● Do this
Will you quote precisely the lines that run from the top of the material below to the line containing "k_loop = 0.0462", both ends included?

====== Record list ======

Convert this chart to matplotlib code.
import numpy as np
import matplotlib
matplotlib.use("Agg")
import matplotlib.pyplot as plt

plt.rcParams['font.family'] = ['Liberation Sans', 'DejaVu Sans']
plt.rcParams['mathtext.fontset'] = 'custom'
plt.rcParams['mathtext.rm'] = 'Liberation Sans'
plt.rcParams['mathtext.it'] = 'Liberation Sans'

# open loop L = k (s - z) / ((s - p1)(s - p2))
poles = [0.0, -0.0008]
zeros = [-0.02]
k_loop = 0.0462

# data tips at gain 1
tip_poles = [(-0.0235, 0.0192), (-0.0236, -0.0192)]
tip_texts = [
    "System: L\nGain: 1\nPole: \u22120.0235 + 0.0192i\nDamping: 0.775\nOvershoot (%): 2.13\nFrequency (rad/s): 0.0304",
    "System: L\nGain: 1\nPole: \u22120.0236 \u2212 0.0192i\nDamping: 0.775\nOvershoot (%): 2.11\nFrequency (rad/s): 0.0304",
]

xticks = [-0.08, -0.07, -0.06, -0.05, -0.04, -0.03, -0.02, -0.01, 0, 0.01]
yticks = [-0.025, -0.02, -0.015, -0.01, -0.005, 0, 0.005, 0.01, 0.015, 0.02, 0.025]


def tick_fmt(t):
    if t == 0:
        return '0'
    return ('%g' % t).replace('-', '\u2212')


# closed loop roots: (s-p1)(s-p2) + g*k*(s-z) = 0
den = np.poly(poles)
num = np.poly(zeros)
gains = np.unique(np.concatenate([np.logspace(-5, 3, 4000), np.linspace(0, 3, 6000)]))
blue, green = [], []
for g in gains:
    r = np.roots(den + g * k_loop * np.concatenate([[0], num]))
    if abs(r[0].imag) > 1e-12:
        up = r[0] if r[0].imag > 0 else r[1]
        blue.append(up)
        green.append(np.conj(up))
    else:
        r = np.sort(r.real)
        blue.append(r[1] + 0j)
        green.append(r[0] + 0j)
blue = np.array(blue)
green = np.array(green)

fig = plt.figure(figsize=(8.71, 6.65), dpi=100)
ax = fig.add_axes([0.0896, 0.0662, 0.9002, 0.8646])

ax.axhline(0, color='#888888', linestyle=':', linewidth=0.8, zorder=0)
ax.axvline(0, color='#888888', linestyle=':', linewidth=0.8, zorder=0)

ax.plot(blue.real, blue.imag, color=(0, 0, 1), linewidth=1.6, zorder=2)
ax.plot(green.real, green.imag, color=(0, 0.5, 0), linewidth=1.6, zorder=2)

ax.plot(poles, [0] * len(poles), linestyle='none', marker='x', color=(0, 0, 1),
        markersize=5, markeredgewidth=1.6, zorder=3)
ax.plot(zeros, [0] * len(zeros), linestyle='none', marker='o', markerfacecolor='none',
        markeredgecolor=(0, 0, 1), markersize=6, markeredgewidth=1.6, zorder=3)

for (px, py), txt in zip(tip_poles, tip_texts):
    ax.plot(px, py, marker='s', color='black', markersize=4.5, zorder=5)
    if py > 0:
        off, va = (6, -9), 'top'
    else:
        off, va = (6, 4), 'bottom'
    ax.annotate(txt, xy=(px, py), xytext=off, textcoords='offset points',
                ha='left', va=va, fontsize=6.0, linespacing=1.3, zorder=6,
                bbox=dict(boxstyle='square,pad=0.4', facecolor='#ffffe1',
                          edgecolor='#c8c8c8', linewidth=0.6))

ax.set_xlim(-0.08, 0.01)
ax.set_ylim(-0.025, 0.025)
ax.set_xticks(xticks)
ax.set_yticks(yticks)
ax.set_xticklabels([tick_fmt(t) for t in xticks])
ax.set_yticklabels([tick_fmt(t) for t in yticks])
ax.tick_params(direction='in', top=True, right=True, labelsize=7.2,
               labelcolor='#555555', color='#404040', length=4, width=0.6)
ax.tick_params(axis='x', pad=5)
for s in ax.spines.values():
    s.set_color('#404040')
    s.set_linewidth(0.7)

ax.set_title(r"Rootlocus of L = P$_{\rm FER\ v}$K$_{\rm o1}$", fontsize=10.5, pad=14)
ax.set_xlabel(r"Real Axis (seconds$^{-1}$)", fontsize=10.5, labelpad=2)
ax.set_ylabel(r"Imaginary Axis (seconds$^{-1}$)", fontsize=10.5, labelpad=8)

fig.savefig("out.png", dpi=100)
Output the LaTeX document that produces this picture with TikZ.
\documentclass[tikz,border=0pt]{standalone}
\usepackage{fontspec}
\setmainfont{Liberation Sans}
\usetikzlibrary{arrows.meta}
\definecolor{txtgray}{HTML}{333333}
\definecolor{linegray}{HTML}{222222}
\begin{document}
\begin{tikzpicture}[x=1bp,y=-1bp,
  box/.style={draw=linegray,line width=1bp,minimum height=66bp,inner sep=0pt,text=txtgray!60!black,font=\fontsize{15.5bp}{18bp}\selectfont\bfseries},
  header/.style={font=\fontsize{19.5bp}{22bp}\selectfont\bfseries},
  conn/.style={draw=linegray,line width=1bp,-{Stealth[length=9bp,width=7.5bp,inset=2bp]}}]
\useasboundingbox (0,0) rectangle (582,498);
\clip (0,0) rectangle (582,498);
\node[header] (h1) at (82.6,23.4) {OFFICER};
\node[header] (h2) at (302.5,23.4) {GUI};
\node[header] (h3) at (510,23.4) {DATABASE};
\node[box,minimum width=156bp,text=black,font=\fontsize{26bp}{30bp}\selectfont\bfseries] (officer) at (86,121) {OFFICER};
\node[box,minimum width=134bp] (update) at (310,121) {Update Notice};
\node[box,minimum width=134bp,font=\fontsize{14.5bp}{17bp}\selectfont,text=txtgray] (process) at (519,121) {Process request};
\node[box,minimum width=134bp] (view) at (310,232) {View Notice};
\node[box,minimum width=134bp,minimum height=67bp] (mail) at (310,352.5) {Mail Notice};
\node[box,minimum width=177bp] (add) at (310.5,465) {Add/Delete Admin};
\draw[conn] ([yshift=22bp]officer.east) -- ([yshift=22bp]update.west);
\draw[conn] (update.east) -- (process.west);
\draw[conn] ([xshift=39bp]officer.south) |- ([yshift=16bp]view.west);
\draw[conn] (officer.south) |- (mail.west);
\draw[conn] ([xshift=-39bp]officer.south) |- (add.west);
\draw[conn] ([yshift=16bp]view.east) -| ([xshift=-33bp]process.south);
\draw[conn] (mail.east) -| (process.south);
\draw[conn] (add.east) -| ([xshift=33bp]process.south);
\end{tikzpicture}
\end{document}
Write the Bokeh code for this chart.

======

● Task answer
Convert this chart to matplotlib code.
import numpy as np
import matplotlib
matplotlib.use("Agg")
import matplotlib.pyplot as plt

plt.rcParams['font.family'] = ['Liberation Sans', 'DejaVu Sans']
plt.rcParams['mathtext.fontset'] = 'custom'
plt.rcParams['mathtext.rm'] = 'Liberation Sans'
plt.rcParams['mathtext.it'] = 'Liberation Sans'

# open loop L = k (s - z) / ((s - p1)(s - p2))
poles = [0.0, -0.0008]
zeros = [-0.02]
k_loop = 0.0462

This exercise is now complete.